── AVAILABLE DATA

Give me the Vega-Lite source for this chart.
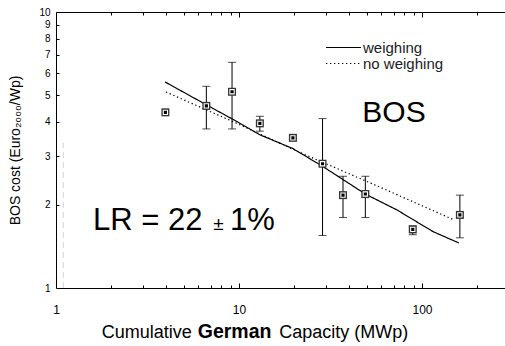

────
── AVAILABLE DATA

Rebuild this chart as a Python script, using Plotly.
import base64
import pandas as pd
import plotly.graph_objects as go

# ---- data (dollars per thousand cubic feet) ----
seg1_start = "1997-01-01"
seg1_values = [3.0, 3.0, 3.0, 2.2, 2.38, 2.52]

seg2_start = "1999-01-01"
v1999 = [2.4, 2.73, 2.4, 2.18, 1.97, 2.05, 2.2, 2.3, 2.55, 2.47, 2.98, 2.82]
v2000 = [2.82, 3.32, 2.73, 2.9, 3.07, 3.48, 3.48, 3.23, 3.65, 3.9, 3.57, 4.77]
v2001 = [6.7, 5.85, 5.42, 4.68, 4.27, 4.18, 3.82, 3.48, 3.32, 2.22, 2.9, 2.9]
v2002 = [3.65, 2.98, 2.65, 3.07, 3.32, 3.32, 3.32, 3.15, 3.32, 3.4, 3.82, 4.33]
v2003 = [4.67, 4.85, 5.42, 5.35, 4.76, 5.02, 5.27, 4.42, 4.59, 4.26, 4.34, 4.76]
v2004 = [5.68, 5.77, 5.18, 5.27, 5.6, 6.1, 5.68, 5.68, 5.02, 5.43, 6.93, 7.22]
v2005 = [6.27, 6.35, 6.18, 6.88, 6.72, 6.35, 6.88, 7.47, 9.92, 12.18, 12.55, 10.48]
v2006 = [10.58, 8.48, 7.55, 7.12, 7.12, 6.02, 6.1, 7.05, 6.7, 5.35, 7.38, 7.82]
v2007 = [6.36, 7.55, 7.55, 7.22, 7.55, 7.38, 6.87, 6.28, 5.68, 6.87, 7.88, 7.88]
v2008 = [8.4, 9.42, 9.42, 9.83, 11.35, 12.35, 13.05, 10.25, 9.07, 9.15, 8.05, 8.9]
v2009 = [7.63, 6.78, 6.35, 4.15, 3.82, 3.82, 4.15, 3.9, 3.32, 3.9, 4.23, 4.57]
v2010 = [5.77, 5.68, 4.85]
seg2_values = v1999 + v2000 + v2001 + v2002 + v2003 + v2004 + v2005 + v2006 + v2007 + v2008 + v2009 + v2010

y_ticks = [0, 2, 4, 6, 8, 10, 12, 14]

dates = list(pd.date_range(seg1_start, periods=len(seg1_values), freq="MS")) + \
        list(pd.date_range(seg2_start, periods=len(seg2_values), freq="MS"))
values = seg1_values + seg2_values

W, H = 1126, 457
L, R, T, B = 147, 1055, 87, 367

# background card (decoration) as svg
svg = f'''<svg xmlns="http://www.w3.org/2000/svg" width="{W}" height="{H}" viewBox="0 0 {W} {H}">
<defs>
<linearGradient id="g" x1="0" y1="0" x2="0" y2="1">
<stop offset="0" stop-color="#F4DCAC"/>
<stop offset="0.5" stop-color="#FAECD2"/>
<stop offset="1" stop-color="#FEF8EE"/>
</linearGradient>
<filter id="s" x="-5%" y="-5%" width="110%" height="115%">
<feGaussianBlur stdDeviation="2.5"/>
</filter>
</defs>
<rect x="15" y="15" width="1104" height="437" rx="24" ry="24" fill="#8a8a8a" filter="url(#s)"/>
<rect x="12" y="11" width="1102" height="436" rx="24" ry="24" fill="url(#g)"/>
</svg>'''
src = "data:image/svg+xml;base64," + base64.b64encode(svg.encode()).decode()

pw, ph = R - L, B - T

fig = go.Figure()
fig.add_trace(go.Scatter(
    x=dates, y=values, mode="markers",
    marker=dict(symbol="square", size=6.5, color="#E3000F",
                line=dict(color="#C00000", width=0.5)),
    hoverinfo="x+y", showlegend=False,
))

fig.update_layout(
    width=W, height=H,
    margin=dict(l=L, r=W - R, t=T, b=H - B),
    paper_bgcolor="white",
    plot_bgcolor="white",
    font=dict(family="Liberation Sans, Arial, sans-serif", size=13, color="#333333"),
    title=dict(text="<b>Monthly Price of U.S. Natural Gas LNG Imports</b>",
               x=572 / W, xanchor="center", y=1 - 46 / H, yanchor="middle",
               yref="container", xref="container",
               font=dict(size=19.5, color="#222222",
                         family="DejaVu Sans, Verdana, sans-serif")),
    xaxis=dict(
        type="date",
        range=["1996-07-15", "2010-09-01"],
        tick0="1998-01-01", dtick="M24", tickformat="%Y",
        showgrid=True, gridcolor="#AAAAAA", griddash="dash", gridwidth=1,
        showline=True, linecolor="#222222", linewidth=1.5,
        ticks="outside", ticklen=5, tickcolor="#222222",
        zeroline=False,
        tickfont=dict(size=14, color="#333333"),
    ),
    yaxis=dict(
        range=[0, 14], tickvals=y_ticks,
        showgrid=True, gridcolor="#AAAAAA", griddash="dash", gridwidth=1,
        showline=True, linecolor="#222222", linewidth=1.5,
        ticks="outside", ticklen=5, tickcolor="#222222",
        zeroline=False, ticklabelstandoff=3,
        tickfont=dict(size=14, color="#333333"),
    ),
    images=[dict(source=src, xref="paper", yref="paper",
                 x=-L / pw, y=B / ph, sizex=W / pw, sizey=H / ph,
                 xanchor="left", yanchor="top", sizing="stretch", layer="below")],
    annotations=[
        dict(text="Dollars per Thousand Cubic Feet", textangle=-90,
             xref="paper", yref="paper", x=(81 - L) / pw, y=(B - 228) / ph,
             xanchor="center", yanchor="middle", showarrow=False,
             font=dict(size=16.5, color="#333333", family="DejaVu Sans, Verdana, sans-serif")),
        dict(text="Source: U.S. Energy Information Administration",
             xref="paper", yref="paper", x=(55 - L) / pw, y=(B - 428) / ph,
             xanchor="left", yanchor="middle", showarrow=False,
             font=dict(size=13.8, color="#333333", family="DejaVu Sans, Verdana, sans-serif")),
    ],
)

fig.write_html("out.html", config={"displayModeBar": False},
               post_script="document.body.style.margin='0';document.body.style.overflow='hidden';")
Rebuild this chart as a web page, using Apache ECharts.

────
── AVAILABLE DATA

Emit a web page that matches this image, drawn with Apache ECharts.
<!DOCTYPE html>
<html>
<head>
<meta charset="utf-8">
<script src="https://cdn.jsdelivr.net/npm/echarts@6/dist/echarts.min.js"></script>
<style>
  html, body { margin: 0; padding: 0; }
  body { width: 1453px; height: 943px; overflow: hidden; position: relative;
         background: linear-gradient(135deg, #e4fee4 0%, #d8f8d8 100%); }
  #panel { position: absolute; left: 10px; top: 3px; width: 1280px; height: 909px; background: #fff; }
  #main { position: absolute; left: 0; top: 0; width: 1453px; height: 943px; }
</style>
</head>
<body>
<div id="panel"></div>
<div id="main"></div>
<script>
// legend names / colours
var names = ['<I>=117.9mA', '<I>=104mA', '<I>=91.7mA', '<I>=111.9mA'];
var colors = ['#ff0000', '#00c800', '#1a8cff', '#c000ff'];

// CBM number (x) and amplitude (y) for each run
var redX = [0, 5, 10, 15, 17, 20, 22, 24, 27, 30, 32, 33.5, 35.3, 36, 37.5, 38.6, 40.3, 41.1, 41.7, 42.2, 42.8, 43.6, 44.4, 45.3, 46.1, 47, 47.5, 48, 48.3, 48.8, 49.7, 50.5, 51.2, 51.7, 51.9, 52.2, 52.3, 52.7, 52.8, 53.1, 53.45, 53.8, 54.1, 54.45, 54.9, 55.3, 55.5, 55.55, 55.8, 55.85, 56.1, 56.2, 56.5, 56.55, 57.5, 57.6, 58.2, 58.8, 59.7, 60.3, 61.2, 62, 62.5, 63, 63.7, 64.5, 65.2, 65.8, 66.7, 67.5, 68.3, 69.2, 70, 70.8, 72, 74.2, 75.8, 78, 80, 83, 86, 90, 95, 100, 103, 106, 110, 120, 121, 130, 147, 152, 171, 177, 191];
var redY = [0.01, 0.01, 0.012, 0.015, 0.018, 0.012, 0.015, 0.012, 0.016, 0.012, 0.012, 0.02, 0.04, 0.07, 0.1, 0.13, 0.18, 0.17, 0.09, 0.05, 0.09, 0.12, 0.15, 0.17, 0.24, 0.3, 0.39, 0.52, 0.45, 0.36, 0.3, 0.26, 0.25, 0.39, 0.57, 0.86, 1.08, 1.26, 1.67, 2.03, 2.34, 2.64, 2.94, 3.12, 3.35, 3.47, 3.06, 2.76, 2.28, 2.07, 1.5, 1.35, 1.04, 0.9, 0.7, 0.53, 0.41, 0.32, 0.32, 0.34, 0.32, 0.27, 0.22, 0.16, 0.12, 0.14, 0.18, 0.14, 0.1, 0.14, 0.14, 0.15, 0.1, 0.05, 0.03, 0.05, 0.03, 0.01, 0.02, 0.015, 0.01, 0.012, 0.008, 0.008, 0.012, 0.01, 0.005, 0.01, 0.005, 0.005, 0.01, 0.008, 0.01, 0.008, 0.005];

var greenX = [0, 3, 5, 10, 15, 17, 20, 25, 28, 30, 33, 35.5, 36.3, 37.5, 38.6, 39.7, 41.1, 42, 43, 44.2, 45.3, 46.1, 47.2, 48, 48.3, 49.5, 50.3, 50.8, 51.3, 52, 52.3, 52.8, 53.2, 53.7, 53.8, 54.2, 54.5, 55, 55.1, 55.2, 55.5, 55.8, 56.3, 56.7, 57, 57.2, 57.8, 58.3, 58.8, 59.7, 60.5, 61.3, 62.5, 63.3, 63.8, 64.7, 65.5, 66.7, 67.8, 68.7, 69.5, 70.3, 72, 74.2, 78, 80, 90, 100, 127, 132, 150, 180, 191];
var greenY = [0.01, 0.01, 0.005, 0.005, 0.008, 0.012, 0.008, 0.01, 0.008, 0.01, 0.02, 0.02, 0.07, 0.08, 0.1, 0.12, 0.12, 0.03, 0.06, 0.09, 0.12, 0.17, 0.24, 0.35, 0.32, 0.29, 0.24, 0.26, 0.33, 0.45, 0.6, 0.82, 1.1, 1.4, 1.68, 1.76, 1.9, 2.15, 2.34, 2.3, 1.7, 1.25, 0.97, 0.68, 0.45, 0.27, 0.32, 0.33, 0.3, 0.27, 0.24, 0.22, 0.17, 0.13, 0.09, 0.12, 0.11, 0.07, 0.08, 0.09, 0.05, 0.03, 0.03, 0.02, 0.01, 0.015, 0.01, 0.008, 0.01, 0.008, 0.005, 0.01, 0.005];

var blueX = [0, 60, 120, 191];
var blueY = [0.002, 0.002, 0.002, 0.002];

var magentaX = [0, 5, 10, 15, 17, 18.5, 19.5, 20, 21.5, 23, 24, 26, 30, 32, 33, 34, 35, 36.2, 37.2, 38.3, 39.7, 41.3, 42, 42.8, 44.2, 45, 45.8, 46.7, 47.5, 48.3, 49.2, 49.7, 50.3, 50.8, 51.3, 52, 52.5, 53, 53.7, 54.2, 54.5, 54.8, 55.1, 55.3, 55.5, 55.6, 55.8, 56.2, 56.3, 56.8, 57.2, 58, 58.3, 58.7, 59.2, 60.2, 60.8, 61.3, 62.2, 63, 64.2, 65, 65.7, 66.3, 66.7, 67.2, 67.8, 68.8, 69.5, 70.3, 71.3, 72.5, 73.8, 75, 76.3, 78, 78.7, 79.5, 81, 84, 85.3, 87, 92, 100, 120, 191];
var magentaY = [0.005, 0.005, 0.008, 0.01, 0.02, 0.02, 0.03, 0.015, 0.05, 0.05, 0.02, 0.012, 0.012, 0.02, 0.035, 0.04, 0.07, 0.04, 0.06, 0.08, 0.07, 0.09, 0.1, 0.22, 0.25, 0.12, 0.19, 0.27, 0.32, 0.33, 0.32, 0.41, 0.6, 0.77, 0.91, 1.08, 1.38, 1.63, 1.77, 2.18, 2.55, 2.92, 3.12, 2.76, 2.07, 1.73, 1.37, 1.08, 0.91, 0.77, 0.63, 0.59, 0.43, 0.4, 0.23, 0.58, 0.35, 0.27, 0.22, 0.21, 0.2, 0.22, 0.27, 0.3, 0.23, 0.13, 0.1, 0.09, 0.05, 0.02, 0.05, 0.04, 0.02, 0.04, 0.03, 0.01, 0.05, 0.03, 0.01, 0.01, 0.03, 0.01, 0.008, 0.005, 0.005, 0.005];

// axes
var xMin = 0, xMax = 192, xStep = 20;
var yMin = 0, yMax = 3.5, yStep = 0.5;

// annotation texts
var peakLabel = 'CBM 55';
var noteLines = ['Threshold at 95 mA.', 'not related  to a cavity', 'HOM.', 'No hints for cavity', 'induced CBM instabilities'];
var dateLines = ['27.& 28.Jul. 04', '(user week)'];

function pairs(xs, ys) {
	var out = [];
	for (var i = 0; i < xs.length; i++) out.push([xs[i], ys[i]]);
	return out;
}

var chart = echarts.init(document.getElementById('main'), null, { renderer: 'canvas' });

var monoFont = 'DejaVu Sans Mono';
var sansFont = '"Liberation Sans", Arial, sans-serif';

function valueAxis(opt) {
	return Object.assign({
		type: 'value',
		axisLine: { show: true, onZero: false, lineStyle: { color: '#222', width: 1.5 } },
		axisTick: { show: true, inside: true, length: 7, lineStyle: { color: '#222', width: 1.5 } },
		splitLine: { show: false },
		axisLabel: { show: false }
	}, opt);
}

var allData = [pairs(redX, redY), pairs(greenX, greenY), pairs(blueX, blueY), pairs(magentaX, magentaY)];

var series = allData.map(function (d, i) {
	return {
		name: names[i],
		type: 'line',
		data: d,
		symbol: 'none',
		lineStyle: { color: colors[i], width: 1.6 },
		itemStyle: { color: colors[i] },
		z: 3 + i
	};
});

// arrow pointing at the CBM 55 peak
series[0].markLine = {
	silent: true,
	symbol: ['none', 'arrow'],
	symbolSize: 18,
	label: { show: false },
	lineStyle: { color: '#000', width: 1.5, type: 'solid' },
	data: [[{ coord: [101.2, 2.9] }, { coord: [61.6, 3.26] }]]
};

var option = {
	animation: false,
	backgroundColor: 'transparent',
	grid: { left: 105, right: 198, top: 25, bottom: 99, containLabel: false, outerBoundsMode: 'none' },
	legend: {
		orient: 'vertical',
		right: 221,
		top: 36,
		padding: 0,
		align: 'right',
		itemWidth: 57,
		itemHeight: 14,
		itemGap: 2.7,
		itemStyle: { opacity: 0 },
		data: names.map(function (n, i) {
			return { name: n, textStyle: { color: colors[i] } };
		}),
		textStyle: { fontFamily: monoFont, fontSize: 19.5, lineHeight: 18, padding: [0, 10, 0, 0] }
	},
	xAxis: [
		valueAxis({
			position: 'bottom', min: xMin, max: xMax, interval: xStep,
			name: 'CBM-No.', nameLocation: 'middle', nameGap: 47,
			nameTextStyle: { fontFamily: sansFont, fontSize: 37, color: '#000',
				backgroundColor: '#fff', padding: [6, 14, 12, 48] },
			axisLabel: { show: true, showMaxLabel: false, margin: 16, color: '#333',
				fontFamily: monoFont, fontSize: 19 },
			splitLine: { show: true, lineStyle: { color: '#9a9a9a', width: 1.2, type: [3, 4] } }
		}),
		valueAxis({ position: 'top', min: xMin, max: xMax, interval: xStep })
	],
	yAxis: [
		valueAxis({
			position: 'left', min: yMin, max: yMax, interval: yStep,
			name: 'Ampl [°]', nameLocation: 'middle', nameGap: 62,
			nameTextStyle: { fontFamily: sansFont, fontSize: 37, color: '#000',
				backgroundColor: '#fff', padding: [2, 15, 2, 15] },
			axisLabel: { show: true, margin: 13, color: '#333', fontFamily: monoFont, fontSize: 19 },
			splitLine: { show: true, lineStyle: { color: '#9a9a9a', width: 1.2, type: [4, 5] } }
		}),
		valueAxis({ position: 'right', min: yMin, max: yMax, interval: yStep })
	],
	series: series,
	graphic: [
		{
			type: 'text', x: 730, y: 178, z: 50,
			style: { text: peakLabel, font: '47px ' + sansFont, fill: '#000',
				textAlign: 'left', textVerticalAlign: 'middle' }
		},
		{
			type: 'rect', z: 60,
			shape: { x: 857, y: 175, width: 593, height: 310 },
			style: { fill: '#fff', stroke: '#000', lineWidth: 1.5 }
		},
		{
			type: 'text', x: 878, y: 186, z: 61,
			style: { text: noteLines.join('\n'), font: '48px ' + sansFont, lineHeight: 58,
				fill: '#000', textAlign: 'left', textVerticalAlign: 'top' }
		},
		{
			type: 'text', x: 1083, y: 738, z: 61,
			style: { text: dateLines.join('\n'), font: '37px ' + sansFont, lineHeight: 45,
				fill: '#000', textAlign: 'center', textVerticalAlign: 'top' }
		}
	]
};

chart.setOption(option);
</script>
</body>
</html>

────

### WHAT YOU SHOULD DO
The lines to transcribe begin at the line with "Rebuild this chart as a Python" and end at the line with "L, R, T, B = 147, 1055, 87, 367"; copy them exactly, both ends included.

### THE OUTPUT
Rebuild this chart as a Python script, using Plotly.
import base64
import pandas as pd
import plotly.graph_objects as go

# ---- data (dollars per thousand cubic feet) ----
seg1_start = "1997-01-01"
seg1_values = [3.0, 3.0, 3.0, 2.2, 2.38, 2.52]

seg2_start = "1999-01-01"
v1999 = [2.4, 2.73, 2.4, 2.18, 1.97, 2.05, 2.2, 2.3, 2.55, 2.47, 2.98, 2.82]
v2000 = [2.82, 3.32, 2.73, 2.9, 3.07, 3.48, 3.48, 3.23, 3.65, 3.9, 3.57, 4.77]
v2001 = [6.7, 5.85, 5.42, 4.68, 4.27, 4.18, 3.82, 3.48, 3.32, 2.22, 2.9, 2.9]
v2002 = [3.65, 2.98, 2.65, 3.07, 3.32, 3.32, 3.32, 3.15, 3.32, 3.4, 3.82, 4.33]
v2003 = [4.67, 4.85, 5.42, 5.35, 4.76, 5.02, 5.27, 4.42, 4.59, 4.26, 4.34, 4.76]
v2004 = [5.68, 5.77, 5.18, 5.27, 5.6, 6.1, 5.68, 5.68, 5.02, 5.43, 6.93, 7.22]
v2005 = [6.27, 6.35, 6.18, 6.88, 6.72, 6.35, 6.88, 7.47, 9.92, 12.18, 12.55, 10.48]
v2006 = [10.58, 8.48, 7.55, 7.12, 7.12, 6.02, 6.1, 7.05, 6.7, 5.35, 7.38, 7.82]
v2007 = [6.36, 7.55, 7.55, 7.22, 7.55, 7.38, 6.87, 6.28, 5.68, 6.87, 7.88, 7.88]
v2008 = [8.4, 9.42, 9.42, 9.83, 11.35, 12.35, 13.05, 10.25, 9.07, 9.15, 8.05, 8.9]
v2009 = [7.63, 6.78, 6.35, 4.15, 3.82, 3.82, 4.15, 3.9, 3.32, 3.9, 4.23, 4.57]
v2010 = [5.77, 5.68, 4.85]
seg2_values = v1999 + v2000 + v2001 + v2002 + v2003 + v2004 + v2005 + v2006 + v2007 + v2008 + v2009 + v2010

y_ticks = [0, 2, 4, 6, 8, 10, 12, 14]

dates = list(pd.date_range(seg1_start, periods=len(seg1_values), freq="MS")) + \
        list(pd.date_range(seg2_start, periods=len(seg2_values), freq="MS"))
values = seg1_values + seg2_values

W, H = 1126, 457
L, R, T, B = 147, 1055, 87, 367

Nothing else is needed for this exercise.